Find the lines below that contain the string "this". Copy each one.
═══ Dataset rows ═══
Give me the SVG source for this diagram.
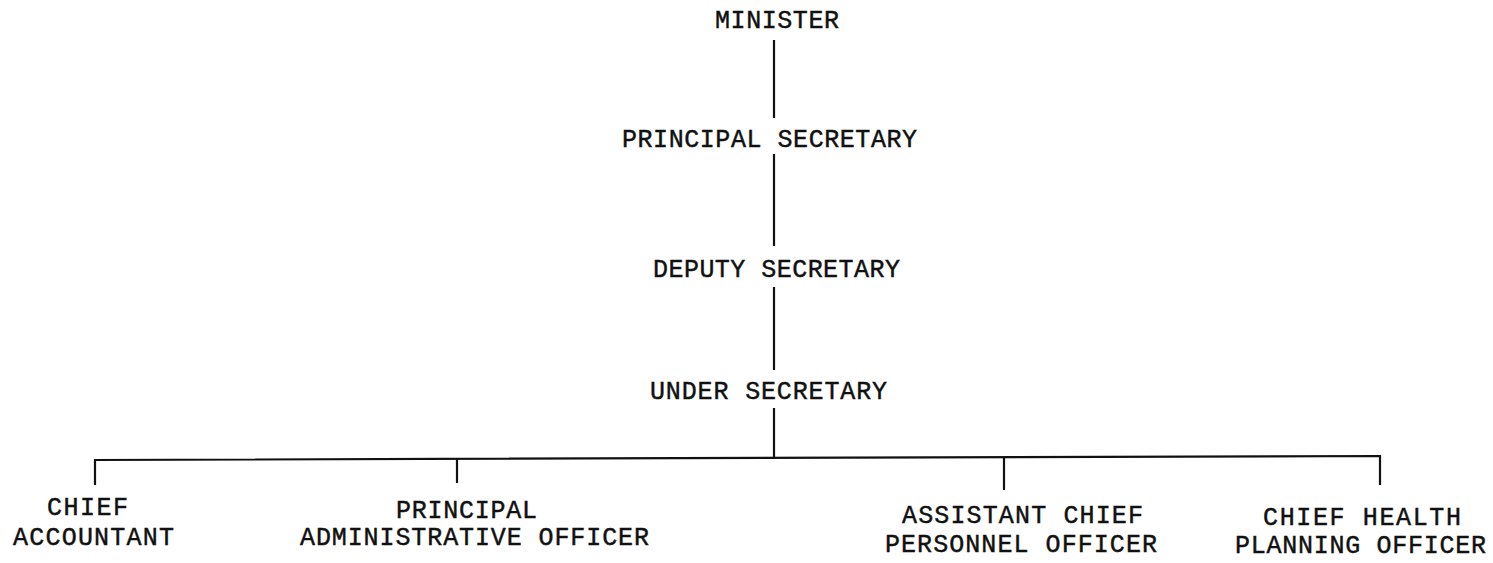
<svg xmlns="http://www.w3.org/2000/svg" width="1493" height="563" viewBox="0 0 1493 563">
<style>
text{font-family:"Liberation Mono","Courier New",monospace;font-size:25px;fill:#111;stroke:#111;stroke-width:0.45}
.ln{stroke:#111;stroke-width:2.2;fill:none}
</style>
<rect width="1493" height="563" fill="#fff"/>
<g id="connectors">
<line class="ln" x1="774" y1="40" x2="774" y2="118"/>
<line class="ln" x1="774" y1="154" x2="774" y2="246"/>
<line class="ln" x1="774" y1="287" x2="774" y2="370"/>
<line class="ln" x1="774" y1="408" x2="774" y2="459"/>
<polyline class="ln" points="95,485 95,460 1380,456 1380,485"/>
<line class="ln" x1="457" y1="459" x2="457" y2="483"/>
<line class="ln" x1="1004" y1="457" x2="1004" y2="490"/>
</g>
<g id="minister"><text x="715" y="28" textLength="124" lengthAdjust="spacing">MINISTER</text></g>
<g id="principal-secretary"><text x="622" y="147" textLength="295" lengthAdjust="spacing">PRINCIPAL SECRETARY</text></g>
<g id="deputy-secretary"><text x="653" y="277" textLength="247" lengthAdjust="spacing">DEPUTY SECRETARY</text></g>
<g id="under-secretary"><text x="650" y="399" textLength="237" lengthAdjust="spacing">UNDER SECRETARY</text></g>
<g id="chief-accountant"><text x="47" y="515" textLength="81" lengthAdjust="spacing">CHIEF</text><text x="13" y="545" textLength="161" lengthAdjust="spacing">ACCOUNTANT</text></g>
<g id="principal-admin-officer"><text x="396" y="518" textLength="141" lengthAdjust="spacing">PRINCIPAL</text><text x="300" y="545" textLength="349" lengthAdjust="spacing">ADMINISTRATIVE OFFICER</text></g>
<g id="asst-chief-personnel-officer"><text x="902" y="523" textLength="241" lengthAdjust="spacing">ASSISTANT CHIEF</text><text x="885" y="552" textLength="272" lengthAdjust="spacing">PERSONNEL OFFICER</text></g>
<g id="chief-health-planning-officer"><text x="1263" y="525" textLength="198" lengthAdjust="spacing">CHIEF HEALTH</text><text x="1235" y="553" textLength="251" lengthAdjust="spacing">PLANNING OFFICER</text></g>
</svg>
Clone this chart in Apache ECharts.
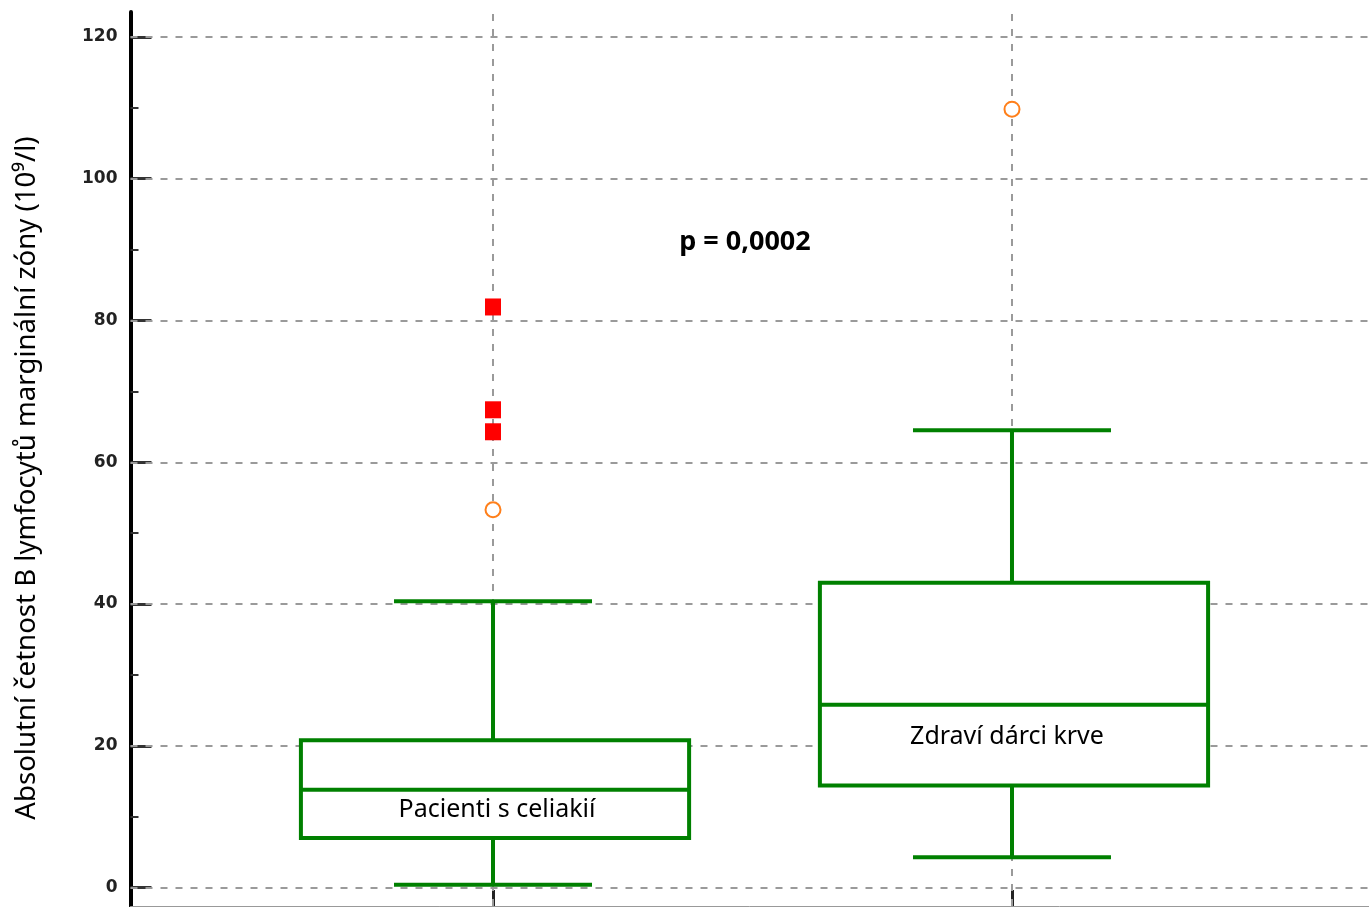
═══
(Exercise answer)
Give me the SVG source for this diagram.
Clone this chart in Apache ECharts.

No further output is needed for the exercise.